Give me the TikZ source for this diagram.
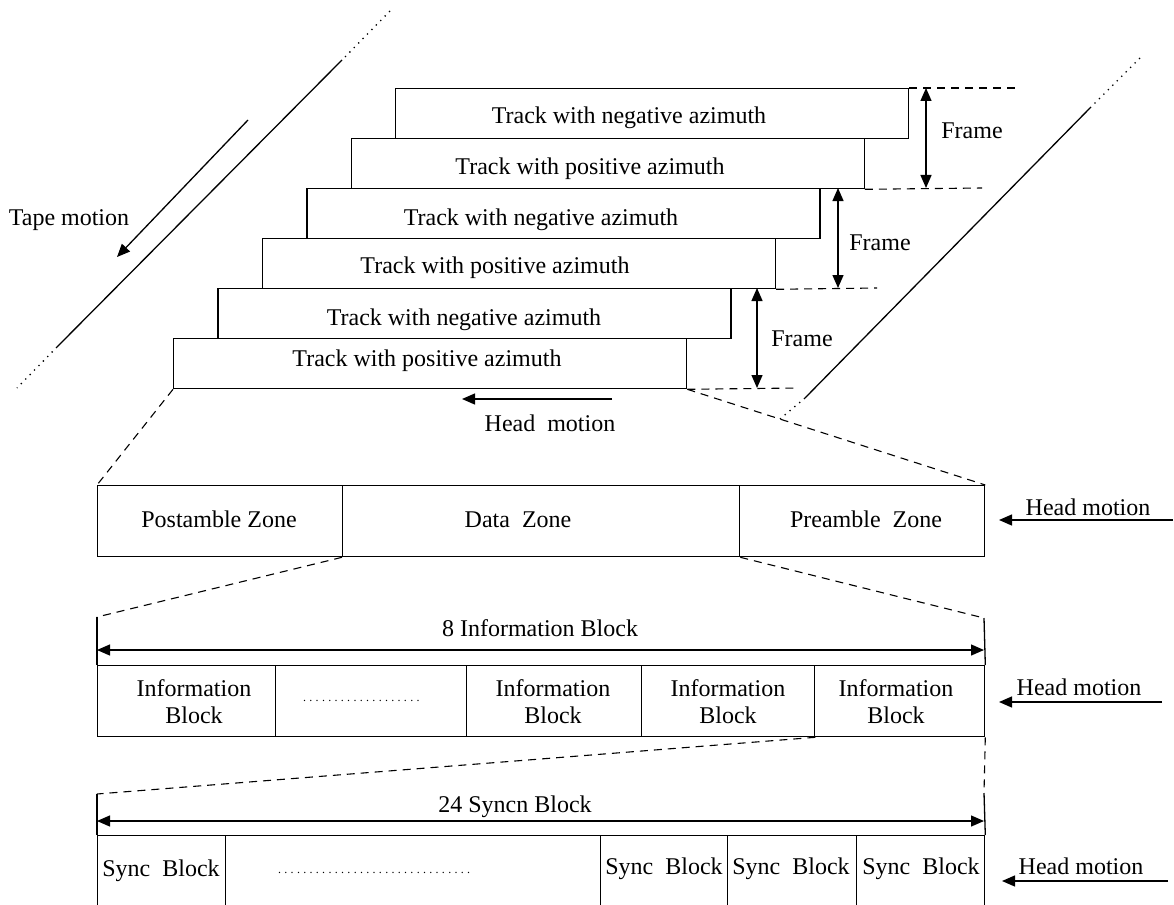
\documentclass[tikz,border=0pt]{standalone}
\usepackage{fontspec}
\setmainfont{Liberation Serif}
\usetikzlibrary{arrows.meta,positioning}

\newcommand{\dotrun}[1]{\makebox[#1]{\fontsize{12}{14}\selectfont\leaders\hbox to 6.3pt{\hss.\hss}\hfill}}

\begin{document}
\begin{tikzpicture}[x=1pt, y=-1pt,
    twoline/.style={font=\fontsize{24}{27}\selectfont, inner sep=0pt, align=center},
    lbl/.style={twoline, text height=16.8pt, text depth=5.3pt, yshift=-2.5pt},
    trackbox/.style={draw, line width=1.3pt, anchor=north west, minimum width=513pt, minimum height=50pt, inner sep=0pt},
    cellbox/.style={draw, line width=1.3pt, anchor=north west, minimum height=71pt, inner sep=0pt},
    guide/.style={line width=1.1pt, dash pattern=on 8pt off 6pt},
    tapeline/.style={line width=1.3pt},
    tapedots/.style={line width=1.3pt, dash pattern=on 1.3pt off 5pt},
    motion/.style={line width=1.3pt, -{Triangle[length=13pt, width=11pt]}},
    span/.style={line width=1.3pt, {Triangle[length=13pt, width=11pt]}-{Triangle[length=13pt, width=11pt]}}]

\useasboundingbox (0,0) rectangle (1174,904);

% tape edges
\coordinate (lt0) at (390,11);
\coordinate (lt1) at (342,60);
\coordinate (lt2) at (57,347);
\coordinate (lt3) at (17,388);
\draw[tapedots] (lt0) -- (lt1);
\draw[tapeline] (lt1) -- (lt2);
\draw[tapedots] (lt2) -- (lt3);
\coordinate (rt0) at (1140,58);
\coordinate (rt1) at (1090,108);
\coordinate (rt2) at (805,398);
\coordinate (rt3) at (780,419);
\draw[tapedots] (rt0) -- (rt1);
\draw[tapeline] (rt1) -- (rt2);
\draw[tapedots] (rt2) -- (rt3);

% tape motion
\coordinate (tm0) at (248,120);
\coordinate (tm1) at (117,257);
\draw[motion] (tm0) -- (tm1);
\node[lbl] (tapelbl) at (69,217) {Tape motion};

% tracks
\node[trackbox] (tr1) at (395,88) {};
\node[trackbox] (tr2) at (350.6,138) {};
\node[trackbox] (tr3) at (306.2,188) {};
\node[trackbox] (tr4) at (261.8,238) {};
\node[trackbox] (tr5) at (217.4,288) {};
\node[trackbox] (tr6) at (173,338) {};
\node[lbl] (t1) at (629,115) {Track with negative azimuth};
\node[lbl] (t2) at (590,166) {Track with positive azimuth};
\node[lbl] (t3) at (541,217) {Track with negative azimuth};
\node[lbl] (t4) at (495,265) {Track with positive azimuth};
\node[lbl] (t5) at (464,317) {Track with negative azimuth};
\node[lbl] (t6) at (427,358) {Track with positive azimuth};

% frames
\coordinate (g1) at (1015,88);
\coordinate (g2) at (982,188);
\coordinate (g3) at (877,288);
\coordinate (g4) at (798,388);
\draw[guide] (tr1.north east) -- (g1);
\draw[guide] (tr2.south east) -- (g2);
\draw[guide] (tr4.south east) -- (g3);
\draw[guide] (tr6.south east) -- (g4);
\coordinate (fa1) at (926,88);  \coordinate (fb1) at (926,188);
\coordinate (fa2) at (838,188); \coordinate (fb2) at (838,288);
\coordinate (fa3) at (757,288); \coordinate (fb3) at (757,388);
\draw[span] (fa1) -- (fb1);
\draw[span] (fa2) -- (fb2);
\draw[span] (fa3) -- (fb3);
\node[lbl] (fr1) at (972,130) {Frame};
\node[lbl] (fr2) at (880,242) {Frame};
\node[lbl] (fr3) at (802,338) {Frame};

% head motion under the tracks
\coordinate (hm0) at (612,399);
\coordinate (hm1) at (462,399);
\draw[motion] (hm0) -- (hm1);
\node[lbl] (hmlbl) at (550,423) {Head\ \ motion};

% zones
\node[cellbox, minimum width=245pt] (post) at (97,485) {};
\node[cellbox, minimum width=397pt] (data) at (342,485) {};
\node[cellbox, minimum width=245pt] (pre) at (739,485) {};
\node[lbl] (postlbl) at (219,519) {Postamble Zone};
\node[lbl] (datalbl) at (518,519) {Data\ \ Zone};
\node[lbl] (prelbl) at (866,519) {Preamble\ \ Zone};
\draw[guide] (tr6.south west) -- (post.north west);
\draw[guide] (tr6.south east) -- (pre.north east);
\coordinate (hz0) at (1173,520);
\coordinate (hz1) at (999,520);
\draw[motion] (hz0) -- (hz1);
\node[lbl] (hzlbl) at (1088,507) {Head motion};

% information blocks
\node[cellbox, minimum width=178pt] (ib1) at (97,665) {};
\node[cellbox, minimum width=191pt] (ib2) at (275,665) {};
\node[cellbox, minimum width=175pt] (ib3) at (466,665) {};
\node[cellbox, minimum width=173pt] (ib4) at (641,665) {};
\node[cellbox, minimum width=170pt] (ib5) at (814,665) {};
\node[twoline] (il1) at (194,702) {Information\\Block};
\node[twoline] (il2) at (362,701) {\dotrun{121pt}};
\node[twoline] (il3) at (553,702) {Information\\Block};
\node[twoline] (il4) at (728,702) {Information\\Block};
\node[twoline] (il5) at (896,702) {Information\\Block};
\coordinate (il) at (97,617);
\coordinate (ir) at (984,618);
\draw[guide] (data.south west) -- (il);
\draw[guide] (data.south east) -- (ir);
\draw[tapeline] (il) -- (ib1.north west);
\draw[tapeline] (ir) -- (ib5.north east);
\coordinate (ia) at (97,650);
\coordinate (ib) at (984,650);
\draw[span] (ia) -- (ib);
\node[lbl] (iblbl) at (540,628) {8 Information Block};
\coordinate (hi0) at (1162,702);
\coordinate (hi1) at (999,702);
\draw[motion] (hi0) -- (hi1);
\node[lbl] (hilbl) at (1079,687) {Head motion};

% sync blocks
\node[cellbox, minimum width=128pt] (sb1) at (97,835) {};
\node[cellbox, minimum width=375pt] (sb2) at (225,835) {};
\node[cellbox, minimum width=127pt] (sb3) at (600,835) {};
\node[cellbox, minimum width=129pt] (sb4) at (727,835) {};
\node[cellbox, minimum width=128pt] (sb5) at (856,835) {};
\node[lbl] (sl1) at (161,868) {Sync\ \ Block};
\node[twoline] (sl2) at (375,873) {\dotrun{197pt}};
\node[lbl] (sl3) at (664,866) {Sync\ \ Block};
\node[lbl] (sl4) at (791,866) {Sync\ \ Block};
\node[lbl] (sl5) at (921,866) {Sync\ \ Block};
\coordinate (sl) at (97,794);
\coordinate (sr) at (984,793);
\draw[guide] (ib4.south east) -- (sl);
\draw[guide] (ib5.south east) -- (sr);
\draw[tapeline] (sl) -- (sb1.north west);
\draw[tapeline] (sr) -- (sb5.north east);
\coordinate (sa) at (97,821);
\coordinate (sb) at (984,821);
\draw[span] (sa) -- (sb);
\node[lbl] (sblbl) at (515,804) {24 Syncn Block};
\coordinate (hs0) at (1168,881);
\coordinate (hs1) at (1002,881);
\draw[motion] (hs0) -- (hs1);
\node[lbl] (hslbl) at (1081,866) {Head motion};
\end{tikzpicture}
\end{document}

******************************

## Given problem
Reproduce the material in its entirety and word for word, without the pictures.

## Final answer
Give me the TikZ source for this diagram.
\documentclass[tikz,border=0pt]{standalone}
\usepackage{fontspec}
\setmainfont{Liberation Serif}
\usetikzlibrary{arrows.meta,positioning}

\newcommand{\dotrun}[1]{\makebox[#1]{\fontsize{12}{14}\selectfont\leaders\hbox to 6.3pt{\hss.\hss}\hfill}}

\begin{document}
\begin{tikzpicture}[x=1pt, y=-1pt,
    twoline/.style={font=\fontsize{24}{27}\selectfont, inner sep=0pt, align=center},
    lbl/.style={twoline, text height=16.8pt, text depth=5.3pt, yshift=-2.5pt},
    trackbox/.style={draw, line width=1.3pt, anchor=north west, minimum width=513pt, minimum height=50pt, inner sep=0pt},
    cellbox/.style={draw, line width=1.3pt, anchor=north west, minimum height=71pt, inner sep=0pt},
    guide/.style={line width=1.1pt, dash pattern=on 8pt off 6pt},
    tapeline/.style={line width=1.3pt},
    tapedots/.style={line width=1.3pt, dash pattern=on 1.3pt off 5pt},
    motion/.style={line width=1.3pt, -{Triangle[length=13pt, width=11pt]}},
    span/.style={line width=1.3pt, {Triangle[length=13pt, width=11pt]}-{Triangle[length=13pt, width=11pt]}}]

\useasboundingbox (0,0) rectangle (1174,904);

% tape edges
\coordinate (lt0) at (390,11);
\coordinate (lt1) at (342,60);
\coordinate (lt2) at (57,347);
\coordinate (lt3) at (17,388);
\draw[tapedots] (lt0) -- (lt1);
\draw[tapeline] (lt1) -- (lt2);
\draw[tapedots] (lt2) -- (lt3);
\coordinate (rt0) at (1140,58);
\coordinate (rt1) at (1090,108);
\coordinate (rt2) at (805,398);
\coordinate (rt3) at (780,419);
\draw[tapedots] (rt0) -- (rt1);
\draw[tapeline] (rt1) -- (rt2);
\draw[tapedots] (rt2) -- (rt3);

% tape motion
\coordinate (tm0) at (248,120);
\coordinate (tm1) at (117,257);
\draw[motion] (tm0) -- (tm1);
\node[lbl] (tapelbl) at (69,217) {Tape motion};

% tracks
\node[trackbox] (tr1) at (395,88) {};
\node[trackbox] (tr2) at (350.6,138) {};
\node[trackbox] (tr3) at (306.2,188) {};
\node[trackbox] (tr4) at (261.8,238) {};
\node[trackbox] (tr5) at (217.4,288) {};
\node[trackbox] (tr6) at (173,338) {};
\node[lbl] (t1) at (629,115) {Track with negative azimuth};
\node[lbl] (t2) at (590,166) {Track with positive azimuth};
\node[lbl] (t3) at (541,217) {Track with negative azimuth};
\node[lbl] (t4) at (495,265) {Track with positive azimuth};
\node[lbl] (t5) at (464,317) {Track with negative azimuth};
\node[lbl] (t6) at (427,358) {Track with positive azimuth};

% frames
\coordinate (g1) at (1015,88);
\coordinate (g2) at (982,188);
\coordinate (g3) at (877,288);
\coordinate (g4) at (798,388);
\draw[guide] (tr1.north east) -- (g1);
\draw[guide] (tr2.south east) -- (g2);
\draw[guide] (tr4.south east) -- (g3);
\draw[guide] (tr6.south east) -- (g4);
\coordinate (fa1) at (926,88);  \coordinate (fb1) at (926,188);
\coordinate (fa2) at (838,188); \coordinate (fb2) at (838,288);
\coordinate (fa3) at (757,288); \coordinate (fb3) at (757,388);
\draw[span] (fa1) -- (fb1);
\draw[span] (fa2) -- (fb2);
\draw[span] (fa3) -- (fb3);
\node[lbl] (fr1) at (972,130) {Frame};
\node[lbl] (fr2) at (880,242) {Frame};
\node[lbl] (fr3) at (802,338) {Frame};

% head motion under the tracks
\coordinate (hm0) at (612,399);
\coordinate (hm1) at (462,399);
\draw[motion] (hm0) -- (hm1);
\node[lbl] (hmlbl) at (550,423) {Head\ \ motion};

% zones
\node[cellbox, minimum width=245pt] (post) at (97,485) {};
\node[cellbox, minimum width=397pt] (data) at (342,485) {};
\node[cellbox, minimum width=245pt] (pre) at (739,485) {};
\node[lbl] (postlbl) at (219,519) {Postamble Zone};
\node[lbl] (datalbl) at (518,519) {Data\ \ Zone};
\node[lbl] (prelbl) at (866,519) {Preamble\ \ Zone};
\draw[guide] (tr6.south west) -- (post.north west);
\draw[guide] (tr6.south east) -- (pre.north east);
\coordinate (hz0) at (1173,520);
\coordinate (hz1) at (999,520);
\draw[motion] (hz0) -- (hz1);
\node[lbl] (hzlbl) at (1088,507) {Head motion};

% information blocks
\node[cellbox, minimum width=178pt] (ib1) at (97,665) {};
\node[cellbox, minimum width=191pt] (ib2) at (275,665) {};
\node[cellbox, minimum width=175pt] (ib3) at (466,665) {};
\node[cellbox, minimum width=173pt] (ib4) at (641,665) {};
\node[cellbox, minimum width=170pt] (ib5) at (814,665) {};
\node[twoline] (il1) at (194,702) {Information\\Block};
\node[twoline] (il2) at (362,701) {\dotrun{121pt}};
\node[twoline] (il3) at (553,702) {Information\\Block};
\node[twoline] (il4) at (728,702) {Information\\Block};
\node[twoline] (il5) at (896,702) {Information\\Block};
\coordinate (il) at (97,617);
\coordinate (ir) at (984,618);
\draw[guide] (data.south west) -- (il);
\draw[guide] (data.south east) -- (ir);
\draw[tapeline] (il) -- (ib1.north west);
\draw[tapeline] (ir) -- (ib5.north east);
\coordinate (ia) at (97,650);
\coordinate (ib) at (984,650);
\draw[span] (ia) -- (ib);
\node[lbl] (iblbl) at (540,628) {8 Information Block};
\coordinate (hi0) at (1162,702);
\coordinate (hi1) at (999,702);
\draw[motion] (hi0) -- (hi1);
\node[lbl] (hilbl) at (1079,687) {Head motion};

% sync blocks
\node[cellbox, minimum width=128pt] (sb1) at (97,835) {};
\node[cellbox, minimum width=375pt] (sb2) at (225,835) {};
\node[cellbox, minimum width=127pt] (sb3) at (600,835) {};
\node[cellbox, minimum width=129pt] (sb4) at (727,835) {};
\node[cellbox, minimum width=128pt] (sb5) at (856,835) {};
\node[lbl] (sl1) at (161,868) {Sync\ \ Block};
\node[twoline] (sl2) at (375,873) {\dotrun{197pt}};
\node[lbl] (sl3) at (664,866) {Sync\ \ Block};
\node[lbl] (sl4) at (791,866) {Sync\ \ Block};
\node[lbl] (sl5) at (921,866) {Sync\ \ Block};
\coordinate (sl) at (97,794);
\coordinate (sr) at (984,793);
\draw[guide] (ib4.south east) -- (sl);
\draw[guide] (ib5.south east) -- (sr);
\draw[tapeline] (sl) -- (sb1.north west);
\draw[tapeline] (sr) -- (sb5.north east);
\coordinate (sa) at (97,821);
\coordinate (sb) at (984,821);
\draw[span] (sa) -- (sb);
\node[lbl] (sblbl) at (515,804) {24 Syncn Block};
\coordinate (hs0) at (1168,881);
\coordinate (hs1) at (1002,881);
\draw[motion] (hs0) -- (hs1);
\node[lbl] (hslbl) at (1081,866) {Head motion};
\end{tikzpicture}
\end{document}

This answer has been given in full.